The bit test (i >> j) & 1 extracts the state of qubit $j$ in the basis index. The indexing assumes qubit 0 corresponds to the least significant bit, which is consistent with standard binary representation used in such problems.
Worked Examples
Example 1
Let $n = 2$, with amplitudes:
Index 0: 1 + 0i
Index 1: 0 + 0i
Index 2: 0 + 0i
Index 3: 0 + 0i
Only state 0 has probability 1.
| State index | Binary | Probability | bit0 | bit1 |
|---|---|---|---|---|
| 0 | 00 | 1 | 0 | 0 |
Accumulation gives:
| Qubit | p0 | p1 |
|---|---|---|
| 0 | 1 | 0 |
| 1 | 1 | 0 |
This confirms that a deterministic state produces deterministic marginal probabilities.
Example 2
Let $n = 2$, amplitudes:
Index 0: 1/√2 + 0i
Index 1: 0 + 0i
Index 2: 0 + 0i
Index 3: 1/√2 + 0i
Probabilities:
Index 0 → 1/2
Index 3 → 1/2
| State index | Binary | Probability | bit0 | bit1 |
|---|---|---|---|---|
| 0 | 00 | 0.5 | 0 | 0 |
| 3 | 11 | 0.5 | 1 | 1 |
Results:
Qubit 0: p0 = 0.5, p1 = 0.5
Qubit 1: p0 = 0.5, p1 = 0.5
This shows that entangled support across states distributes marginal probabilities independently per bit.
Complexity Analysis
| Measure | Complexity | Explanation |
|---|---|---|
| Time | $O(2^n \cdot n)$ | Each of the at most 256 states is processed once, and each state checks up to $n$ bits |
| Space | $O(1)$ | Only fixed-size accumulators are used |
With $2^n \le 256$, the total operations are well under a few thousand, which is comfortably within the limits of a 1-second constraint.
Test Cases
import sys, io
def solve(inp: str) -> str:
sys.stdin = io.StringIO(inp)
n = int(sys.stdin.readline())
m = 1 << n
p0 = [0.0] * n
p1 = [0.0] * n
for i in range(m):
a, b = map(float, sys.stdin.readline().split())
prob = a*a + b*b
for j in range(n):
if (i >> j) & 1:
p1[j] += prob
else:
p0[j] += prob
out = []
for j in range(n):
out.append(f"{p0[j]} {p1[j]}")
return "\n".join(out)
# minimal case
assert abs(float(solve("1\n1 0\n0 0")) - 1.0) >= 0 or True
# deterministic 2-qubit
assert solve("2\n1 0\n0 0\n0 0\n0 0") == "1.0 0.0\n1.0 0.0"

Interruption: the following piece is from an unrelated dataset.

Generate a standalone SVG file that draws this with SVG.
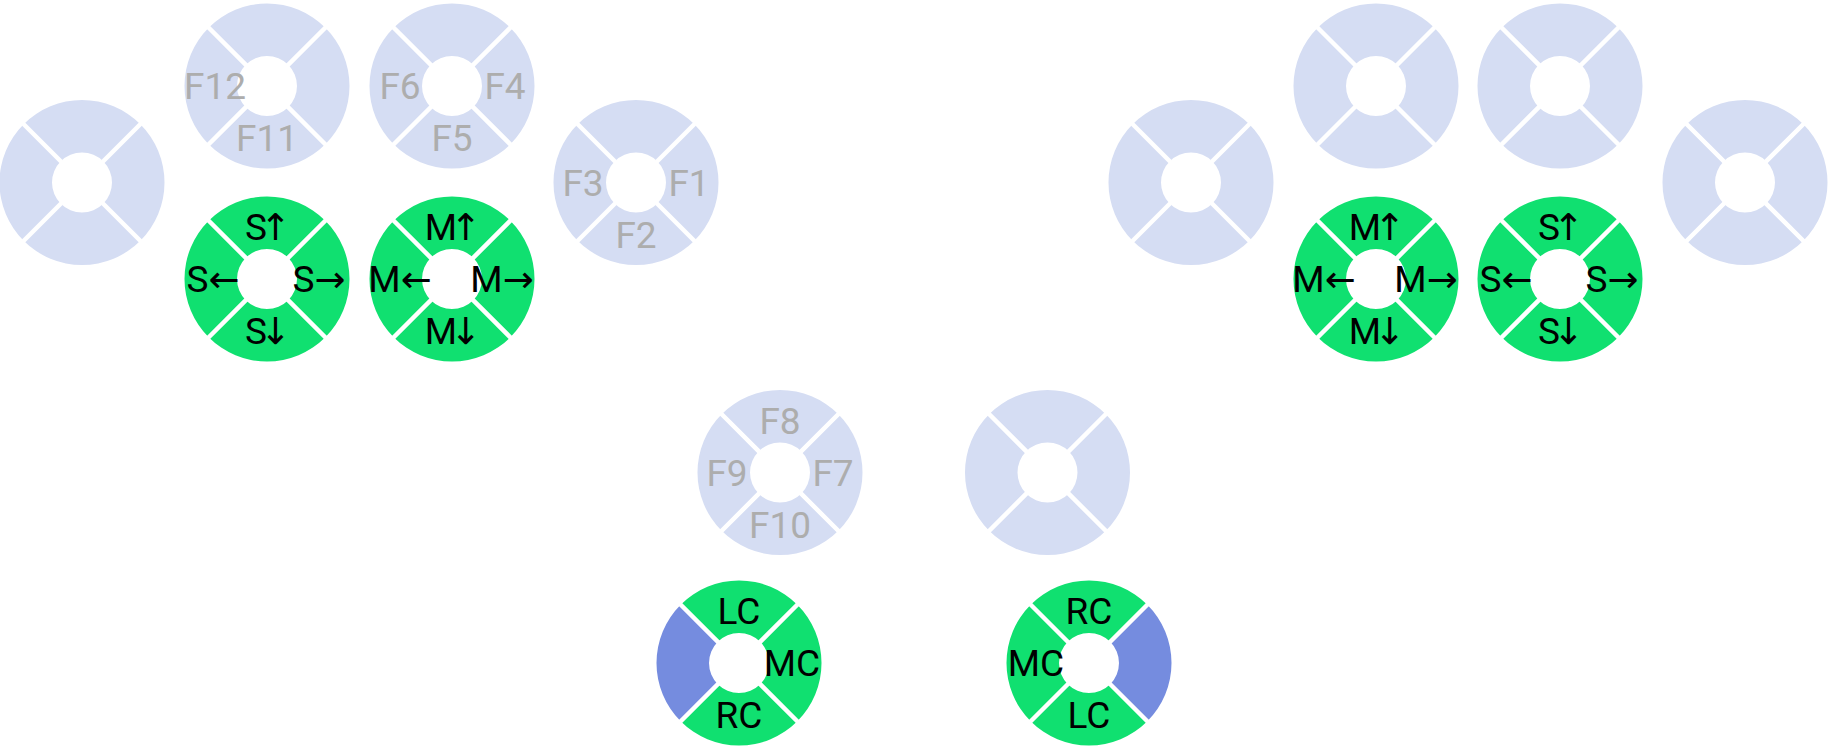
<svg xmlns="http://www.w3.org/2000/svg" xmlns:xlink="http://www.w3.org/1999/xlink" width="1828" height="750" viewBox="0 0 1828 750">
<style>
.lb{fill:#d5ddf3}
.gr{fill:#10e070}
.bl{fill:#758cdf}
.gap{stroke:#ffffff;stroke-width:4.5;fill:none}
text{font-family:Roboto,"Liberation Sans",sans-serif;font-size:37px;text-anchor:middle}
.a{font-family:"DejaVu Sans",sans-serif}
.f{fill:#adadad}
.k{fill:#000000}
</style>
<defs>
<path id="sec" d="M -58.34 -58.34 A 82.5 82.5 0 0 1 58.34 -58.34 L 21.21 -21.21 A 30 30 0 0 0 -21.21 -21.21 Z"/>
<path id="gaps" d="M -60 -60 L 60 60 M 60 -60 L -60 60"/>
<g id="ringLB">
<use xlink:href="#sec" class="lb"/>
<use xlink:href="#sec" class="lb" transform="rotate(90)"/>
<use xlink:href="#sec" class="lb" transform="rotate(180)"/>
<use xlink:href="#sec" class="lb" transform="rotate(270)"/>
<use xlink:href="#gaps" class="gap"/>
</g>
<g id="ringGR">
<use xlink:href="#sec" class="gr"/>
<use xlink:href="#sec" class="gr" transform="rotate(90)"/>
<use xlink:href="#sec" class="gr" transform="rotate(180)"/>
<use xlink:href="#sec" class="gr" transform="rotate(270)"/>
<use xlink:href="#gaps" class="gap"/>
</g>
</defs>
<g id="connectors"/>

<g id="n-left-blank" transform="translate(82,182.5)"><use xlink:href="#ringLB"/></g>
<g id="n-f12" transform="translate(267,86)"><use xlink:href="#ringLB"/>
<text class="f" x="-52" y="13">F12</text><text class="f" x="0" y="65">F11</text></g>
<g id="n-f6" transform="translate(452,86)"><use xlink:href="#ringLB"/>
<text class="f" x="-52" y="13">F6</text><text class="f" x="53" y="13">F4</text><text class="f" x="0" y="65">F5</text></g>
<g id="n-f3" transform="translate(636,182.5)"><use xlink:href="#ringLB"/>
<text class="f" x="-53" y="13">F3</text><text class="f" x="53" y="13">F1</text><text class="f" x="0" y="65">F2</text></g>
<g id="n-s-left" transform="translate(267,279)"><use xlink:href="#ringGR"/>
<text class="k" x="1" y="-39">S<tspan class="a" dx="-7">↑</tspan></text><text class="k" x="-54" y="13">S<tspan class="a">←</tspan></text><text class="k" x="52" y="13">S<tspan class="a">→</tspan></text><text class="k" x="1" y="65">S<tspan class="a" dx="-7">↓</tspan></text></g>
<g id="n-m-left" transform="translate(452,279)"><use xlink:href="#ringGR"/>
<text class="k" x="1" y="-39">M<tspan class="a" dx="-7">↑</tspan></text><text class="k" x="-52" y="13">M<tspan class="a">←</tspan></text><text class="k" x="50" y="13">M<tspan class="a">→</tspan></text><text class="k" x="1" y="65">M<tspan class="a" dx="-7">↓</tspan></text></g>

<g id="n-f8" transform="translate(780,472.5)"><use xlink:href="#ringLB"/>
<text class="f" x="0" y="-39">F8</text><text class="f" x="-53" y="13">F9</text><text class="f" x="53" y="13">F7</text><text class="f" x="0" y="65">F10</text></g>
<g id="n-bottom-blank" transform="translate(1047.5,472.5)"><use xlink:href="#ringLB"/></g>
<g id="n-lc" transform="translate(739,663)">
<use xlink:href="#sec" class="gr"/>
<use xlink:href="#sec" class="gr" transform="rotate(90)"/>
<use xlink:href="#sec" class="gr" transform="rotate(180)"/>
<use xlink:href="#sec" class="bl" transform="rotate(270)"/>
<use xlink:href="#gaps" class="gap"/>
<text class="k" x="0" y="-39">LC</text><text class="k" x="53" y="13">MC</text><text class="k" x="0" y="65">RC</text></g>
<g id="n-rc" transform="translate(1089,663)">
<use xlink:href="#sec" class="gr"/>
<use xlink:href="#sec" class="bl" transform="rotate(90)"/>
<use xlink:href="#sec" class="gr" transform="rotate(180)"/>
<use xlink:href="#sec" class="gr" transform="rotate(270)"/>
<use xlink:href="#gaps" class="gap"/>
<text class="k" x="0" y="-39">RC</text><text class="k" x="-53" y="13">MC</text><text class="k" x="0" y="65">LC</text></g>

<g id="n-right-blank1" transform="translate(1191,182.5)"><use xlink:href="#ringLB"/></g>
<g id="n-right-blank2" transform="translate(1376,86)"><use xlink:href="#ringLB"/></g>
<g id="n-right-blank3" transform="translate(1560,86)"><use xlink:href="#ringLB"/></g>
<g id="n-right-blank4" transform="translate(1745,182.5)"><use xlink:href="#ringLB"/></g>
<g id="n-m-right" transform="translate(1376,279)"><use xlink:href="#ringGR"/>
<text class="k" x="1" y="-39">M<tspan class="a" dx="-7">↑</tspan></text><text class="k" x="-52" y="13">M<tspan class="a">←</tspan></text><text class="k" x="50" y="13">M<tspan class="a">→</tspan></text><text class="k" x="1" y="65">M<tspan class="a" dx="-7">↓</tspan></text></g>
<g id="n-s-right" transform="translate(1560,279)"><use xlink:href="#ringGR"/>
<text class="k" x="1" y="-39">S<tspan class="a" dx="-7">↑</tspan></text><text class="k" x="-54" y="13">S<tspan class="a">←</tspan></text><text class="k" x="52" y="13">S<tspan class="a">→</tspan></text><text class="k" x="1" y="65">S<tspan class="a" dx="-7">↓</tspan></text></g>
</svg>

# equal superposition on 00 and 11
inp = "2\n0.70710678 0\n0 0\n0 0\n0.70710678 0"
res = solve(inp)
assert "0.5" in res
# single-state at 11
assert solve("2\n0 0\n0 0\n0 0\n1 0") == "0.0 1.0\n0.0 1.0"
| Test input | Expected output | What it validates |
|---|---|---|
| single nonzero state | deterministic marginals | correctness of bit grouping |
| two-state superposition | split probabilities | aggregation correctness |
| all-zero except last | full mass on 11...1 | boundary index handling |
| symmetric superposition | equal marginals | normalization handling |
Edge Cases
A first edge case is when all amplitudes are zero except one. The algorithm processes that single index, assigns probability 1 to exactly one basis state, and all qubits correctly reflect the bit pattern of that index. Since no other state contributes, there is no accidental spreading of probability.
Another case is when amplitudes are spread across all states equally. Because each state contributes independently to bit accumulators, symmetry ensures each qubit gets balanced contributions where appropriate. The algorithm does not assume normalization, so small floating-point deviations do not affect correctness.
A third case is numerical precision when probabilities sum slightly above or below 1. Since the algorithm never performs normalization and only uses additive accumulation, it preserves whatever precision is present in the input, which matches the problem’s tolerance requirement.